As a petrodollar economy, Nigeria has been battling with dollar inflows after an oil price war between Saudi Arabia and Russia, the world’s largest producers of the commodities, alongside a fall in crude oil demand that was occasioned by the pandemic, wiped out more than half of its revenue.
Brent crude, at the time, bottomed to as low as $19 a barrel, about less than twice the amount in which Nigeria fixed in its budget.
Nigeria’s current account deficit stood at $4.8 billion at the end of March 2020 as the country continues to import more than its exports.
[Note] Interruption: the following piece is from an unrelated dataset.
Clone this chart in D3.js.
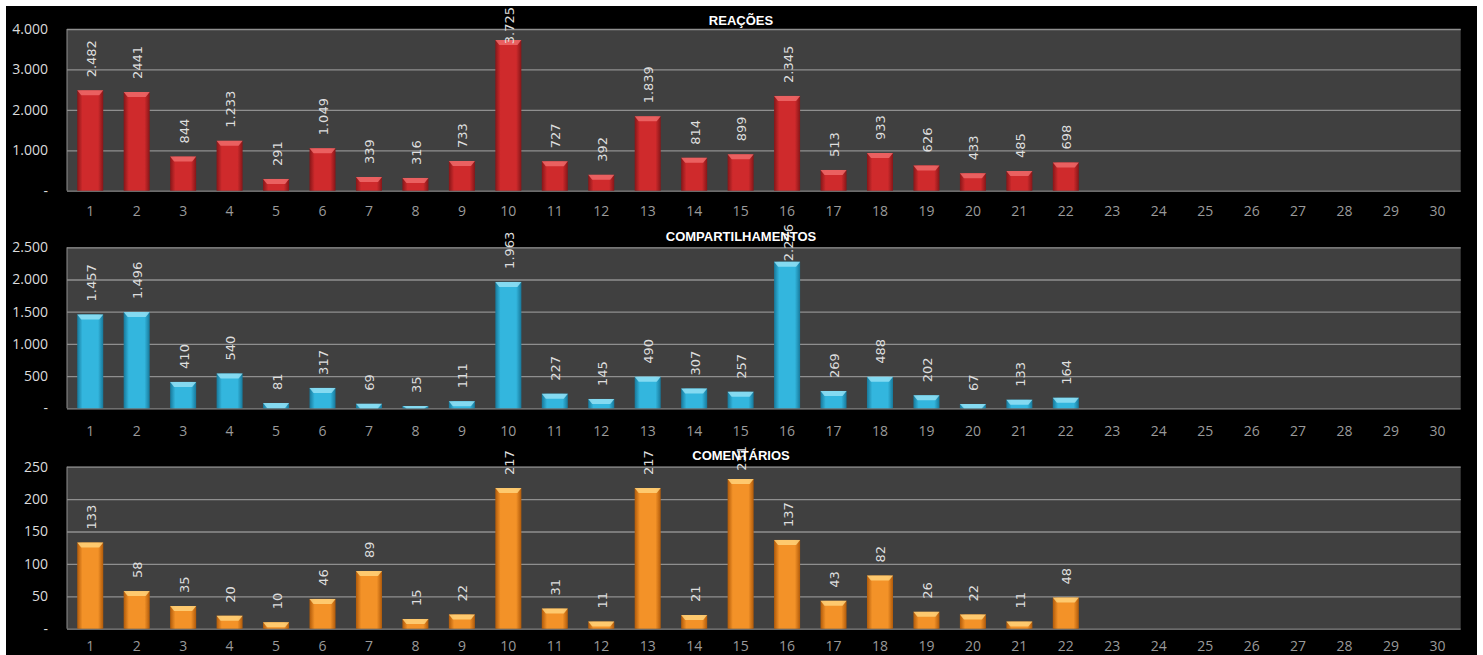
<!DOCTYPE html>
<html lang="pt-BR">
<head>
<meta charset="utf-8">
<title>Reações, compartilhamentos e comentários</title>
<script src="https://cdn.jsdelivr.net/npm/d3@7"></script>
<style>
  html, body { margin: 0; padding: 0; background: #ffffff; }
  svg { display: block; }
</style>
</head>
<body>
<div id="chart"></div>
<script>
const dias = d3.range(1, 31);

const reacoes = [2482, 2441, 844, 1233, 291, 1049, 339, 316, 733, 3725, 727, 392, 1839, 814, 899, 2345, 513, 933, 626, 433, 485, 698];
const compartilhamentos = [1457, 1496, 410, 540, 81, 317, 69, 35, 111, 1963, 227, 145, 490, 307, 257, 2276, 269, 488, 202, 67, 133, 164];
const comentarios = [133, 58, 35, 20, 10, 46, 89, 15, 22, 217, 31, 11, 217, 21, 231, 137, 43, 82, 26, 22, 11, 48];

const reacoesTicks = [0, 1000, 2000, 3000, 4000];
const compartilhamentosTicks = [0, 500, 1000, 1500, 2000, 2500];
const comentariosTicks = [0, 50, 100, 150, 200, 250];

// the source shows this one label without the thousands dot
const semSeparador = { 'REAÇÕES': [2] };

const width = 1483;
const height = 655;

const pt = d3.formatLocale({ decimal: ',', thousands: '.', grouping: [3], currency: ['R$', ''] });
const fmt = pt.format(',d');

const svg = d3.select('#chart')
  .append('svg')
  .attr('width', width)
  .attr('height', height);

const defs = svg.append('defs');

function addGradient(id, edge, mid) {
  const g = defs.append('linearGradient')
    .attr('id', id)
    .attr('x1', '0%').attr('x2', '100%')
    .attr('y1', '0%').attr('y2', '0%');
  g.append('stop').attr('offset', '0%').attr('stop-color', edge);
  g.append('stop').attr('offset', '20%').attr('stop-color', mid);
  g.append('stop').attr('offset', '80%').attr('stop-color', mid);
  g.append('stop').attr('offset', '100%').attr('stop-color', edge);
}

addGradient('grad-red', '#861618', '#cf2a2c');
addGradient('grad-blue', '#17789a', '#33b6de');
addGradient('grad-orange', '#b05a0a', '#f39228');

// black canvas behind the three charts
svg.append('rect')
  .attr('x', 6).attr('y', 6)
  .attr('width', 1471).attr('height', height - 6)
  .attr('fill', '#000000');

const paineis = [
  { titulo: 'REAÇÕES', valores: reacoes, ticks: reacoesTicks, max: 4000,
    topo: 29, base: 190.7, limite: 7, tituloY: 20, xLabelY: 211,
    grad: 'url(#grad-red)', tampa: '#ee6a6a' },
  { titulo: 'COMPARTILHAMENTOS', valores: compartilhamentos, ticks: compartilhamentosTicks, max: 2500,
    topo: 247.3, base: 408.3, limite: 224, tituloY: 236, xLabelY: 431,
    grad: 'url(#grad-blue)', tampa: '#93e0f5' },
  { titulo: 'COMENTÁRIOS', valores: comentarios, ticks: comentariosTicks, max: 250,
    topo: 466.7, base: 628.7, limite: 446, tituloY: 455, xLabelY: 646,
    grad: 'url(#grad-orange)', tampa: '#ffd27a' }
];

const left = 67;
const right = 1460.7;

const xScale = d3.scaleBand()
  .domain(dias)
  .range([left, right])
  .paddingInner(0.44)
  .paddingOuter(0.22);

function drawPanel(p) {
  const yScale = d3.scaleLinear()
    .domain([0, p.max])
    .range([p.base, p.topo]);

  const g = svg.append('g').attr('class', 'painel');

  g.append('rect')
    .attr('x', left).attr('y', p.topo)
    .attr('width', right - left).attr('height', p.base - p.topo)
    .attr('fill', '#404040');

  // gridlines
  const grid = g.append('g')
    .attr('transform', `translate(${left},0)`)
    .call(d3.axisLeft(yScale).tickValues(p.ticks).tickSize(-(right - left)).tickFormat(''));
  grid.select('.domain').remove();
  grid.selectAll('line')
    .attr('stroke', '#8f8f8f')
    .attr('stroke-width', 1.3);

  g.append('line')
    .attr('x1', left).attr('x2', left)
    .attr('y1', p.topo).attr('y2', p.base)
    .attr('stroke', '#8f8f8f');

  // y axis labels
  const yAxis = g.append('g')
    .attr('transform', `translate(48,0)`)
    .call(d3.axisLeft(yScale).tickValues(p.ticks).tickSize(0)
      .tickFormat((d) => d === 0 ? '-' : fmt(d)));
  yAxis.select('.domain').remove();
  yAxis.selectAll('text')
    .attr('x', 0)
    .attr('fill', '#dcdcdc')
    .style('font-family', '"Open Sans", "Liberation Sans", sans-serif')
    .style('font-size', '14px');

  // x axis labels
  const xAxis = g.append('g')
    .attr('transform', `translate(0,${p.xLabelY})`)
    .call(d3.axisBottom(xScale).tickSize(0));
  xAxis.select('.domain').remove();
  xAxis.selectAll('text')
    .attr('y', 0)
    .attr('dy', '0.35em')
    .attr('fill', '#9a9a9a')
    .style('font-family', '"Open Sans", "Liberation Sans", sans-serif')
    .style('font-size', '14px');

  const dados = p.valores.map((v, i) => ({ dia: i + 1, valor: v }));
  const bw = xScale.bandwidth();

  const barras = g.append('g').attr('class', 'barras')
    .selectAll('g')
    .data(dados)
    .join('g');

  barras.append('rect')
    .attr('x', (d) => xScale(d.dia))
    .attr('y', (d) => yScale(d.valor))
    .attr('width', bw)
    .attr('height', (d) => p.base - yScale(d.valor))
    .attr('fill', p.grad);

  // light bevel on top of each bar
  barras.append('path')
    .attr('d', (d) => {
      const x0 = xScale(d.dia);
      const y0 = yScale(d.valor);
      const h = Math.min(5, p.base - y0);
      return `M${x0},${y0} L${x0 + bw},${y0} L${x0 + bw - 4},${y0 + h} L${x0 + 4},${y0 + h} Z`;
    })
    .attr('fill', p.tampa)
    .attr('opacity', 0.85);

  // value labels, rotated
  const noDot = semSeparador[p.titulo] || [];
  const labels = g.append('g').attr('class', 'rotulos')
    .selectAll('text')
    .data(dados)
    .join('text')
    .text((d) => noDot.includes(d.dia) ? String(d.valor) : fmt(d.valor))
    .attr('fill', '#dedede')
    .attr('text-anchor', 'start')
    .attr('dominant-baseline', 'central')
    .style('font-family', '"DejaVu Sans", sans-serif')
    .style('font-size', '13px');

  labels.each(function (d) {
    const len = this.getComputedTextLength();
    let start = yScale(d.valor) - 13;
    if (start - len < p.limite) start = p.limite + len;
    const cx = xScale(d.dia) + bw / 2 + 1;
    d3.select(this).attr('transform', `translate(${cx},${start}) rotate(-90)`);
  });

  g.append('text')
    .attr('x', 741)
    .attr('y', p.tituloY)
    .attr('text-anchor', 'middle')
    .attr('dominant-baseline', 'central')
    .attr('fill', '#ffffff')
    .style('font-family', '"Liberation Sans", Arial, sans-serif')
    .style('font-weight', 'bold')
    .style('font-size', '13px')
    .text(p.titulo);
}

paineis.forEach(drawPanel);
</script>
</body>
</html>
The CBN’s FX reserve at $35 billion would only cater for an import cover of $5 months.
To reduce the impact of falling petrodollars on the reserve, the Central Bank embarked on rationing dollars sales in the FX market to buy some time for the naira from against the dollar.
Some $5 billion FX backlogs are left unmet, as manufactures who wish to import raw inputs are unable to find dollars.
Analysts, who spoke to BusinessDay, said but for the CBN’s model of hoarding dollars, the negative net flows seen in the period could have worsened.
For Ologunro, the negative trend in net flows is expected to continue all through the year. “We expect both the current and capital account to still be pressured thereby resulting in negative net flows”.